=== Stored records ===
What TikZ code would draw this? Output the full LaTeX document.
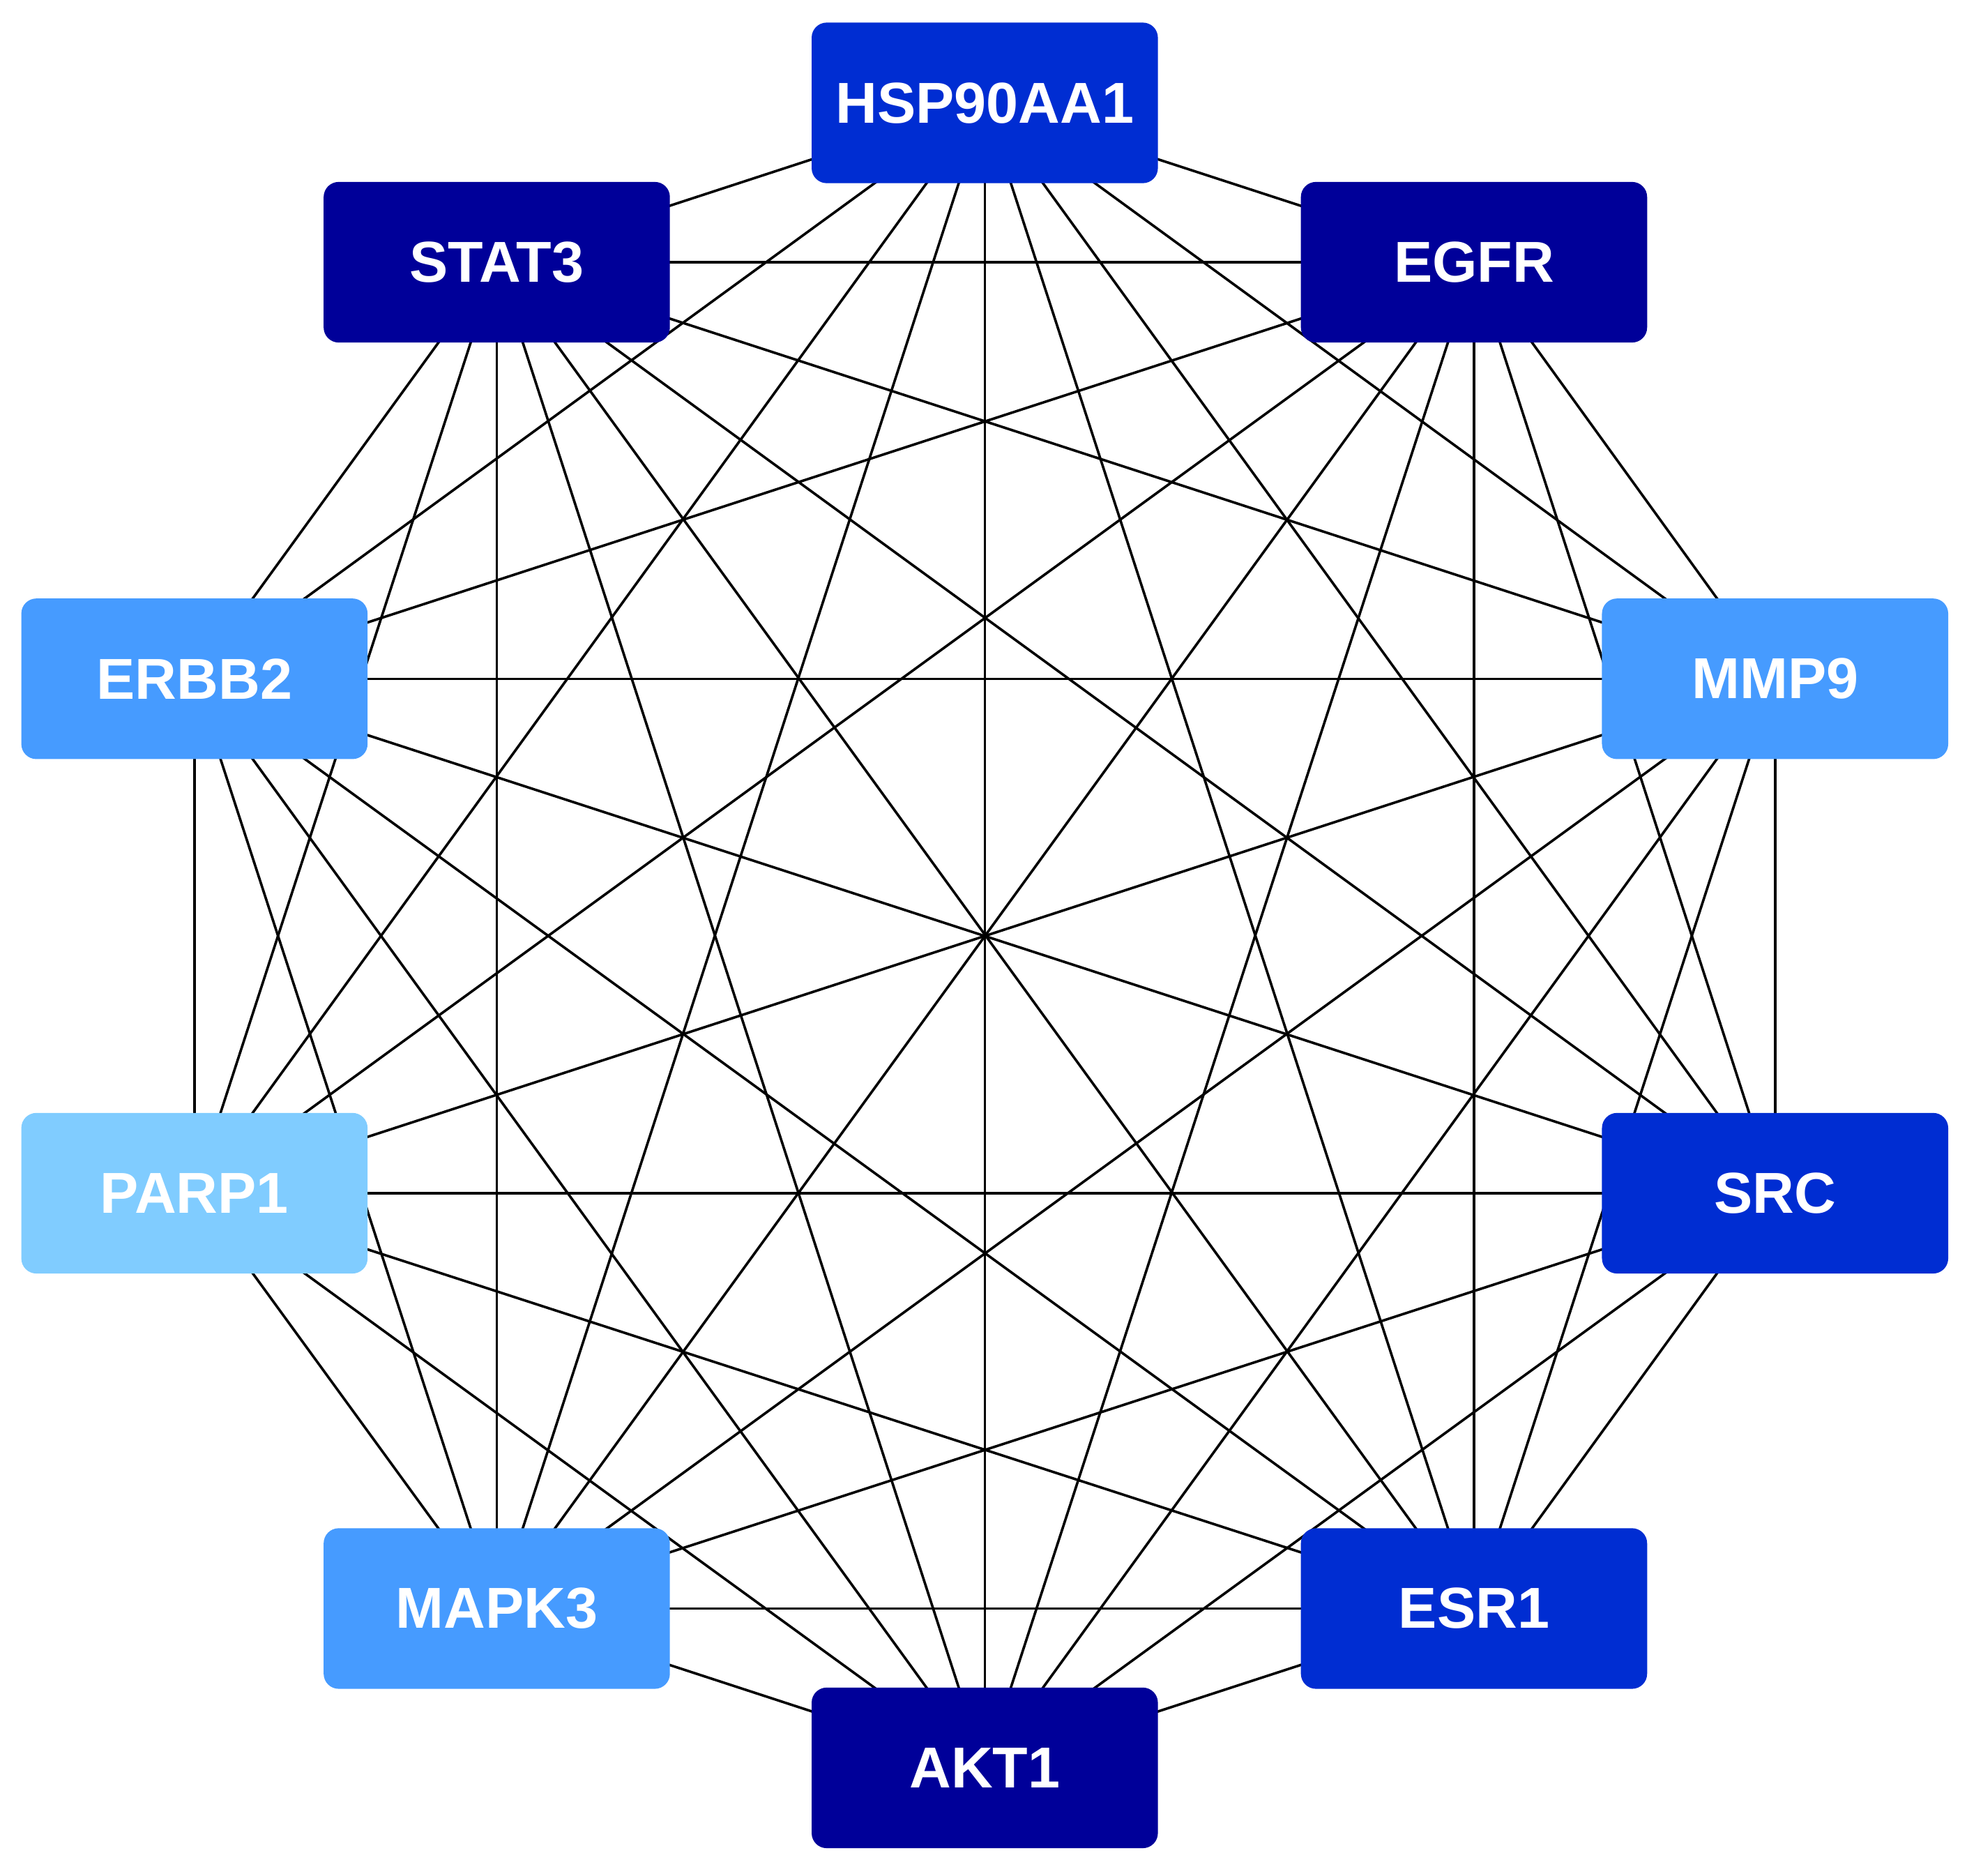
\documentclass[tikz,border=0pt]{standalone}
\usepackage{fontspec}
\setmainfont{Liberation Sans}
\usetikzlibrary{backgrounds}
\definecolor{dk}{RGB}{0,0,153}
\definecolor{md}{RGB}{0,45,210}
\definecolor{lt}{RGB}{70,155,255}
\definecolor{vl}{RGB}{128,204,255}
\begin{document}
\begin{tikzpicture}[x=1pt,y=-1pt,
  gene/.style={rectangle,rounded corners=12pt,minimum width=276pt,minimum height=128pt,text=white,font=\fontsize{46}{50}\selectfont\bfseries,inner sep=0pt},
  edge/.style={line width=2pt,black}]
\useasboundingbox (0,0) rectangle (1568,1495);
\node[gene,fill=md] (n0) at (785,82) {HSP90AA1};
\node[gene,fill=dk] (n1) at (1175,209) {EGFR};
\node[gene,fill=lt] (n2) at (1415,541) {MMP9};
\node[gene,fill=md] (n3) at (1415,951) {SRC};
\node[gene,fill=md] (n4) at (1175,1282) {ESR1};
\node[gene,fill=dk] (n5) at (785,1409) {AKT1};
\node[gene,fill=lt] (n6) at (396,1282) {MAPK3};
\node[gene,fill=vl] (n7) at (155,951) {PARP1};
\node[gene,fill=lt] (n8) at (155,541) {ERBB2};
\node[gene,fill=dk] (n9) at (396,209) {STAT3};
\begin{scope}[on background layer]
\foreach \i in {0,...,8}{
  \pgfmathtruncatemacro{\s}{\i+1}
  \foreach \j in {\s,...,9}{
    \draw[edge] (n\i.center) -- (n\j.center);
  }
}
\end{scope}
\end{tikzpicture}
\end{document}
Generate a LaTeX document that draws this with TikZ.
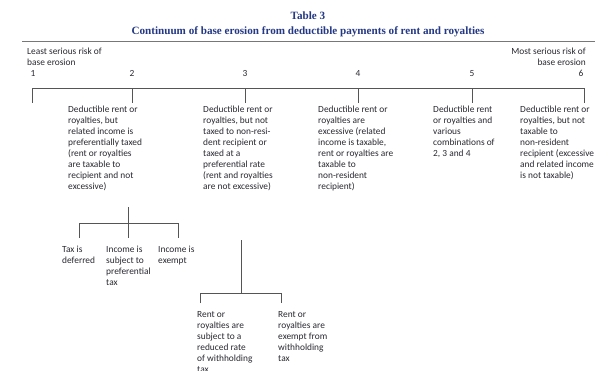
===
▶ **What to produce**: The records are above. How many lines in them contain the word "this"? Give the number alone.

▶ **Final result**: 2